Real Estate Investing: A Beginner’s Guide to Building Wealth
- Lynn Martin

- May 5
- 2 min read

Real estate investing is one of the most reliable ways to build long-term wealth, generate passive income, and diversify your portfolio. Whether you're a first-time investor or looking to expand your holdings, understanding the different strategies and market dynamics is key to success.
In this guide, we’ll cover:
Why invest in real estate?
Different types of real estate investments
How to get started with little money
Common mistakes to avoid
Why Invest in Real Estate?
Unlike stocks, real estate is a tangible asset that provides multiple ways to profit:
Appreciation – Property values tend to rise over time.
Cash Flow – Rental income can provide steady monthly returns.
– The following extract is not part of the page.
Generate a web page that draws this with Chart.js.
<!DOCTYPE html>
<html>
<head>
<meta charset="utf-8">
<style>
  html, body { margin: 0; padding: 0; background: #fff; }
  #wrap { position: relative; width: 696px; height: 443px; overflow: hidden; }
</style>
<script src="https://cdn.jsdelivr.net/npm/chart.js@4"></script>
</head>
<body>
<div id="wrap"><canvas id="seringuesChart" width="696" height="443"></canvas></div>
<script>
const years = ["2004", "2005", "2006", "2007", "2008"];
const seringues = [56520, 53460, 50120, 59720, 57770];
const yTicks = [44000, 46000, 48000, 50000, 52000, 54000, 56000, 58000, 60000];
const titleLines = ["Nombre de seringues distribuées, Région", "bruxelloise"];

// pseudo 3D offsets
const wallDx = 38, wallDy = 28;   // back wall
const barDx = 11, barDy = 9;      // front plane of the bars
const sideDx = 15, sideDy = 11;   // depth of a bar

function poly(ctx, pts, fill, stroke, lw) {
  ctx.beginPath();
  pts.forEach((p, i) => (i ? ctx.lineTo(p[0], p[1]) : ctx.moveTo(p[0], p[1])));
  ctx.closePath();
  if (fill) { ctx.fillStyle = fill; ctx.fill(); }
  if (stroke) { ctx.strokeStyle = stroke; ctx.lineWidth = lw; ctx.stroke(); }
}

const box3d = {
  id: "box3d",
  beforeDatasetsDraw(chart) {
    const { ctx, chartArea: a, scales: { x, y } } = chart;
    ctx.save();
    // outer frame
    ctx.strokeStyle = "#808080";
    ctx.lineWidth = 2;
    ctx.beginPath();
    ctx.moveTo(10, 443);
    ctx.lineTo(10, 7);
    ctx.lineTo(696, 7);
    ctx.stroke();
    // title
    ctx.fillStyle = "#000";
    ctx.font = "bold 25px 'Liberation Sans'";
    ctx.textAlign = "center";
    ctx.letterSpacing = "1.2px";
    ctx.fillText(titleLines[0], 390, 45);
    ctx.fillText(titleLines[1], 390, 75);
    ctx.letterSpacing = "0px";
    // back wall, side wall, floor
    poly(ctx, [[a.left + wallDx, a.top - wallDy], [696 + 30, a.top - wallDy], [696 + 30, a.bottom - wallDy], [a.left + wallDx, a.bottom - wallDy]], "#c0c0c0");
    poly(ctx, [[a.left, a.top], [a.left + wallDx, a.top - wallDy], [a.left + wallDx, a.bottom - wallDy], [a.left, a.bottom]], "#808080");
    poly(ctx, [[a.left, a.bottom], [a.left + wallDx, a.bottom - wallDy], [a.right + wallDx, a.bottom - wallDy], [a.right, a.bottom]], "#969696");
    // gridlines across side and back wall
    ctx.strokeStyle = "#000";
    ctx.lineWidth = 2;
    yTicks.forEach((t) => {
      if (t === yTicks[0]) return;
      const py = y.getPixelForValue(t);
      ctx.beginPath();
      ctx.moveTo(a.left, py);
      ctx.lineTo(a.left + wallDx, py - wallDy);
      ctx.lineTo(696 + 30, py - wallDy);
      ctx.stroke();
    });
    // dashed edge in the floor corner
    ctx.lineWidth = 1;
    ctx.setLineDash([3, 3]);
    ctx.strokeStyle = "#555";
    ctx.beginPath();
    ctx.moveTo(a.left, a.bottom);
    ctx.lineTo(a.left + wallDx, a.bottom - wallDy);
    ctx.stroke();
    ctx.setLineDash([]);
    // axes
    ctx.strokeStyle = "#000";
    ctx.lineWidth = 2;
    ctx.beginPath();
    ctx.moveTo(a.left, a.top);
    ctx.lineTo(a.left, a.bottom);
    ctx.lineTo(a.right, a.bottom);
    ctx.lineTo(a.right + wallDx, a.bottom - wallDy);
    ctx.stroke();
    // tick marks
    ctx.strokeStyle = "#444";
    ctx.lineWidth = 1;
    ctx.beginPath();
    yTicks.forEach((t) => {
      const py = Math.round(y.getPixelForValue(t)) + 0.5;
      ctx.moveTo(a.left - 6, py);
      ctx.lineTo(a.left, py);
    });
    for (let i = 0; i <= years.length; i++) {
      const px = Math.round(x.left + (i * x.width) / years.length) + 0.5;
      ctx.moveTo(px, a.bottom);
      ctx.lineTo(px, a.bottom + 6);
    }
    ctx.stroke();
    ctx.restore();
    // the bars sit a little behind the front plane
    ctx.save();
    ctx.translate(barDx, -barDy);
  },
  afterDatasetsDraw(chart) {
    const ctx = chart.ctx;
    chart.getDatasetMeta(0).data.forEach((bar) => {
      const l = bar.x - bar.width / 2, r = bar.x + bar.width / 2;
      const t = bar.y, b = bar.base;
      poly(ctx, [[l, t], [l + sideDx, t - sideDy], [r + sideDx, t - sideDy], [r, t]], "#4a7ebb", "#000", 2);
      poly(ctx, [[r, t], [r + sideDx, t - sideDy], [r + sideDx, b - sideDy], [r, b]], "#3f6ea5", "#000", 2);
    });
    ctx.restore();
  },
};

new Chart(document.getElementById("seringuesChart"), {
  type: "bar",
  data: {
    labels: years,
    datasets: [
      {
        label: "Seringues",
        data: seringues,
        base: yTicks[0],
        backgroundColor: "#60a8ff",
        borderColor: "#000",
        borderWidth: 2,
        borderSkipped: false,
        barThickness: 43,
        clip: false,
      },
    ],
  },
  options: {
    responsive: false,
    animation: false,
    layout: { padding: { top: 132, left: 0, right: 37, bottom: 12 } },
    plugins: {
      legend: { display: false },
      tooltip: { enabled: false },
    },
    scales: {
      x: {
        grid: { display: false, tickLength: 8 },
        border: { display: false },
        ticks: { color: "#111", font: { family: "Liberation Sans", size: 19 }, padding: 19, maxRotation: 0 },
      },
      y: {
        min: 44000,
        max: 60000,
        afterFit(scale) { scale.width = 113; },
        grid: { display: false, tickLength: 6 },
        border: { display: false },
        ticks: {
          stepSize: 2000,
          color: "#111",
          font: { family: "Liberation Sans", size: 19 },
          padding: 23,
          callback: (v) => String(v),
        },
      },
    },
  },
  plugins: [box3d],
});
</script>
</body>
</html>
Tax Benefits – Deductions for mortgage interest, depreciation, and expenses.
Leverage – Use financing (mortgages) to control a large asset with a small down payment.
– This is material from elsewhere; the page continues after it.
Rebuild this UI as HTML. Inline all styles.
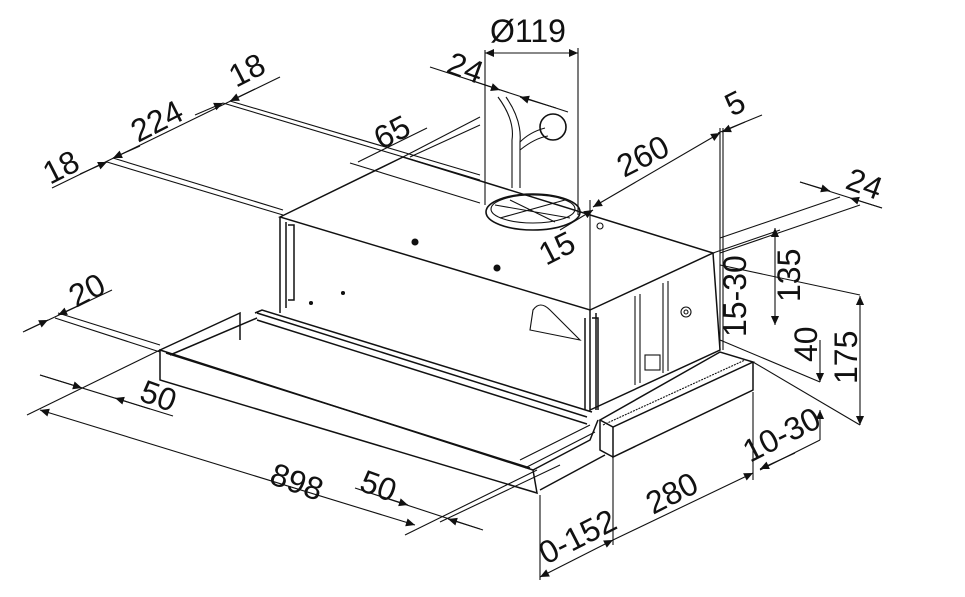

Inflation Hedge – Rents and property values often increase with inflation.
Types of Real Estate Investments
1. Rental Properties
Buy a property (single-family, multi-family, or condo) and rent it out for steady income.
Best for: Investors who want monthly cash flow and long-term appreciation.
2. Fix-and-Flip
Purchase distressed homes, renovate them, and sell for a profit. Best for: Those with renovation knowledge or a reliable contractor network.
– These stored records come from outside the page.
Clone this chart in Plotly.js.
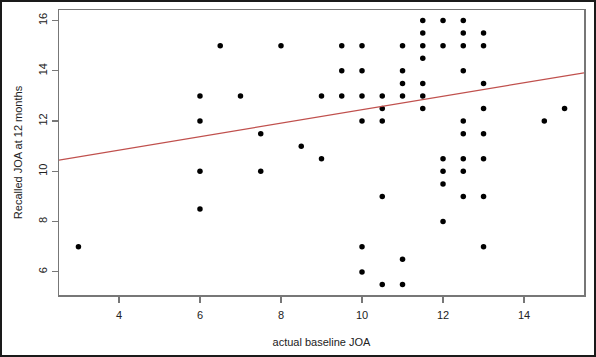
<!DOCTYPE html>
<html>
<head>
<meta charset="utf-8">
<script src="https://cdn.plot.ly/plotly-3.0.1.min.js"></script>
<style>
html,body{margin:0;padding:0;background:#fff;}
#frame{width:596px;height:357px;box-sizing:border-box;border:2px solid #1a1a1a;overflow:hidden;}
#chart{width:592px;height:353px;}
</style>
</head>
<body>
<div id="frame"><div id="chart"></div></div>
<script>
// actual baseline JOA (x) and recalled JOA at 12 months (y)
const baselineJOA = [
  3,
  6, 6, 6, 6,
  6.5,
  7,
  7.5, 7.5,
  8,
  8.5,
  9, 9,
  9.5, 9.5, 9.5,
  10, 10, 10, 10, 10, 10,
  10.5, 10.5, 10.5, 10.5, 10.5,
  11, 11, 11, 11, 11, 11,
  11.5, 11.5, 11.5, 11.5, 11.5, 11.5, 11.5,
  12, 12, 12, 12, 12, 12,
  12.5, 12.5, 12.5, 12.5, 12.5, 12.5, 12.5, 12.5, 12.5,
  13, 13, 13, 13, 13, 13, 13, 13,
  14.5,
  15
];
const recalledJOA = [
  7,
  13, 12, 10, 8.5,
  15,
  13,
  11.5, 10,
  15,
  11,
  13, 10.5,
  15, 14, 13,
  15, 14, 13, 12, 7, 6,
  13, 12.5, 12, 9, 5.5,
  15, 14, 13.5, 13, 6.5, 5.5,
  16, 15.5, 15, 14.5, 13.5, 13, 12.5,
  16, 15, 10.5, 10, 9.5, 8,
  16, 15.5, 15, 14, 12, 11.5, 10.5, 10, 9,
  15.5, 15, 13.5, 12.5, 11.5, 10.5, 9, 7,
  12,
  12.5
];
// fitted regression line, read at the plot edges
const fitX = [2.52, 15.48];
const fitY = [10.45, 13.92];

const xTicks = [4, 6, 8, 10, 12, 14];
const yTicks = [6, 8, 10, 12, 14, 16];

const traces = [
  {
    x: baselineJOA, y: recalledJOA, type: 'scatter', mode: 'markers',
    marker: {color: '#000', size: 5.5},
    hoverinfo: 'x+y'
  },
  {
    x: fitX, y: fitY, type: 'scatter', mode: 'lines',
    line: {color: '#c0504d', width: 1.2}
  }
];

const axisCommon = {
  showgrid: false, zeroline: false,
  showline: true, mirror: true, linecolor: '#777', linewidth: 1.5,
  ticks: 'outside', ticklen: 6, tickcolor: '#777', tickwidth: 1.2,
  tickfont: {family: 'Liberation Sans, Arial, sans-serif', size: 11, color: '#222'}
};

const layout = {
  width: 592, height: 353,
  margin: {l: 57, r: 10, t: 8, b: 60},
  paper_bgcolor: '#fff', plot_bgcolor: '#fff',
  showlegend: false,
  xaxis: Object.assign({}, axisCommon, {
    range: [2.52, 15.48], tickvals: xTicks, ticktext: xTicks.map(String),
    ticklabelstandoff: 3,
    title: {text: 'actual baseline JOA', standoff: 18,
            font: {family: 'Liberation Sans, Arial, sans-serif', size: 11, color: '#222'}}
  }),
  yaxis: Object.assign({}, axisCommon, {
    range: [5.08, 16.42], tickvals: yTicks, ticktext: yTicks.map(String),
    tickangle: -90,
    title: {text: 'Recalled JOA at 12 months', standoff: 12,
            font: {family: 'Liberation Sans, Arial, sans-serif', size: 11, color: '#222'}}
  })
};

Plotly.newPlot('chart', traces, layout, {displayModeBar: false, staticPlot: true});
</script>
</body>
</html>
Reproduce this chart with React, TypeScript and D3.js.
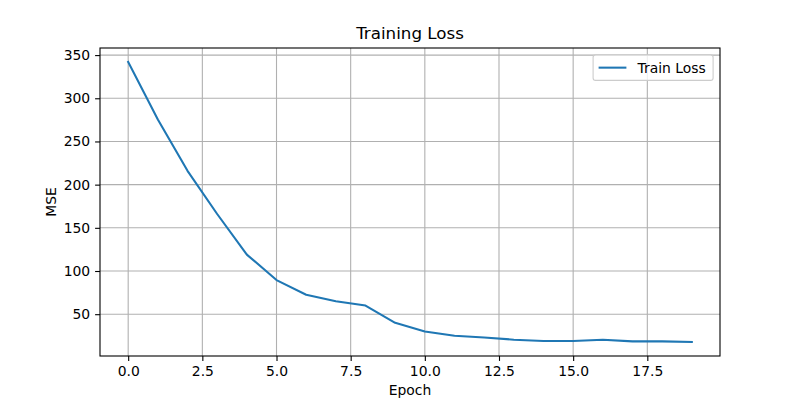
import { useEffect, useRef } from 'react';
import * as d3 from 'd3';

const epochs = [0, 1, 2, 3, 4, 5, 6, 7, 8, 9, 10, 11, 12, 13, 14, 15, 16, 17, 18, 19];
const trainLoss = [342, 275.5, 216, 166, 119, 89.5, 72.5, 65, 60, 40, 30, 25, 23, 20.5, 19, 19, 20.5, 18.5, 18.5, 17.8];
const xTicks = [0, 2.5, 5, 7.5, 10, 12.5, 15, 17.5];
const yTicks = [50, 100, 150, 200, 250, 300, 350];

const FONT = 'DejaVu Sans, sans-serif';

export default function App() {
  const ref = useRef<SVGSVGElement>(null);

  useEffect(() => {
    if (!ref.current) return;
    const W = 800, H = 400;
    const margin = { top: 48, right: 80, bottom: 44, left: 100 };
    const width = W - margin.left - margin.right;
    const height = H - margin.top - margin.bottom;

    // matplotlib-style 5% auto margins
    const xMin = d3.min(epochs)!, xMax = d3.max(epochs)!;
    const yMin = d3.min(trainLoss)!, yMax = d3.max(trainLoss)!;
    const xPad = (xMax - xMin) * 0.05, yPad = (yMax - yMin) * 0.05;

    const x = d3.scaleLinear().domain([xMin - xPad, xMax + xPad]).range([0, width]);
    const y = d3.scaleLinear().domain([yMin - yPad, yMax + yPad]).range([height, 0]);

    const svg = d3.select(ref.current);
    svg.selectAll('*').remove();
    svg.attr('width', W).attr('height', H).attr('viewBox', `0 0 ${W} ${H}`);
    svg.append('rect').attr('width', W).attr('height', H).attr('fill', '#fff');

    const g = svg.append('g').attr('transform', `translate(${margin.left},${margin.top})`);

    // grid
    g.append('g').selectAll('line').data(xTicks).enter().append('line')
      .attr('x1', d => x(d)).attr('x2', d => x(d)).attr('y1', 0).attr('y2', height)
      .attr('stroke', '#b0b0b0').attr('stroke-width', 1.1);
    g.append('g').selectAll('line').data(yTicks).enter().append('line')
      .attr('y1', d => y(d)).attr('y2', d => y(d)).attr('x1', 0).attr('x2', width)
      .attr('stroke', '#b0b0b0').attr('stroke-width', 1.1);

    // line
    const line = d3.line<number>()
      .x((_, i) => x(epochs[i]))
      .y(d => y(d));
    g.append('path').datum(trainLoss)
      .attr('d', line)
      .attr('fill', 'none')
      .attr('stroke', '#1f77b4')
      .attr('stroke-width', 2.08)
      .attr('stroke-linejoin', 'round')
      .attr('stroke-linecap', 'square');

    // axes
    const xAxis = d3.axisBottom(x).tickValues(xTicks).tickFormat(d3.format('.1f')).tickSize(4.9).tickPadding(4.9);
    const yAxis = d3.axisLeft(y).tickValues(yTicks).tickFormat(d3.format('d')).tickSize(4.9).tickPadding(4.9);

    const gx = g.append('g').attr('transform', `translate(0,${height})`).call(xAxis);
    const gy = g.append('g').call(yAxis);
    [gx, gy].forEach(a => {
      a.select('.domain').remove();
      a.selectAll('line').attr('stroke', '#000').attr('stroke-width', 1.1);
      a.selectAll('text').attr('fill', '#000').attr('font-family', FONT).attr('font-size', 13.9);
    });

    // spines
    g.append('rect').attr('width', width).attr('height', height)
      .attr('fill', 'none').attr('stroke', '#000').attr('stroke-width', 1.1);

    // labels
    svg.append('text').attr('x', margin.left + width / 2).attr('y', 39)
      .attr('text-anchor', 'middle').attr('font-family', FONT).attr('font-size', 16.7)
      .text('Training Loss');
    svg.append('text').attr('x', margin.left + width / 2).attr('y', 395)
      .attr('text-anchor', 'middle').attr('font-family', FONT).attr('font-size', 13.9)
      .text('Epoch');
    svg.append('text')
      .attr('transform', `translate(56,${margin.top + height / 2}) rotate(-90)`)
      .attr('text-anchor', 'middle').attr('font-family', FONT).attr('font-size', 13.9)
      .text('MSE');

    // legend
    const lg = svg.append('g').attr('transform', `translate(${margin.left + width - 6.9},${margin.top + 6.9})`);
    const lw = 120, lh = 25.5;
    lg.append('rect').attr('x', -lw).attr('y', 0).attr('width', lw).attr('height', lh)
      .attr('rx', 2.5).attr('fill', 'rgba(255,255,255,0.8)').attr('stroke', '#cccccc').attr('stroke-width', 1.1);
    lg.append('line').attr('x1', -lw + 5.5).attr('x2', -lw + 33.3).attr('y1', lh / 2).attr('y2', lh / 2)
      .attr('stroke', '#1f77b4').attr('stroke-width', 2.08);
    lg.append('text').attr('x', -lw + 44.5).attr('y', lh / 2).attr('dy', '0.35em')
      .attr('font-family', FONT).attr('font-size', 13.9).text('Train Loss');
  }, []);

  return <svg ref={ref} style={{ position: 'absolute', left: 0, top: 0, display: 'block' }} />;
}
3. Real Estate Investment Trusts (REITs)
Invest in publicly traded REITs for passive income without managing properties. Best for: Beginners or those who want liquidity and diversification.
4. Short-Term Rentals (Airbnb/Vrbo)
Rent out a property on a nightly or weekly basis for higher returns (but more management). Best for: Investors in tourist-heavy markets.
5. Wholesaling
Find off-market deals, assign contracts to buyers, and earn a fee without owning the property. Best for: Investors with strong negotiation skills and local market knowledge.
6. Commercial Real Estate
Invest in office buildings, retail spaces, or warehouses for higher returns (but higher risk). Best for: Experienced investors with larger capital.